Depending on your use cases, different libraries in this space may suit you needs better. The /bench folder of this repo contains a benchmark comparing the alternatives. The resulting charts of running the benchmark are included below:

Diff time benchmark Diff size benchmark

deep-diff2 applies Wu et al. 1990 [3] algorithm by first converting trees into linear structures. It is only faster than A* algorithm of Editscript. Its results are the largest in size. Although unable to achieve optimal tree diffing with this approach, it has some interesting use, e.g. visualization. So if you want to visualize the differences, use deep-diff2. This library does not do patch.

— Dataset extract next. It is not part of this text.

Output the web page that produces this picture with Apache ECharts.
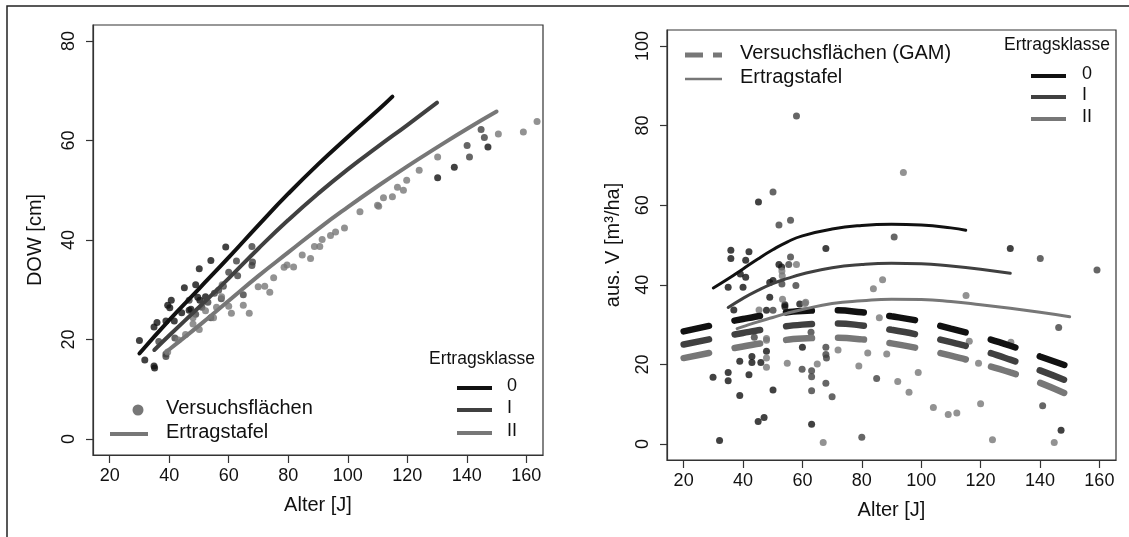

clojure.data/diff and differ are similar to the quick algorithm of Editscript, in that they all do a naive walk-through of the data, so the generated diff is not going to be optimal.

clojure.data/diff is good for detecting what part of the data have been changed and how. But it is slow and the results are also large. It does not do patch either.

differ looks very good by the numbers in the benchmark. It does patch, is fast and the results the smallest (for it doesn't record editing operators). Unfortunately, it cuts corners. It fails all the property based tests, even if the tests considered only vectors and maps. Use it if you understand its failing patterns and are able to avoid them in your data.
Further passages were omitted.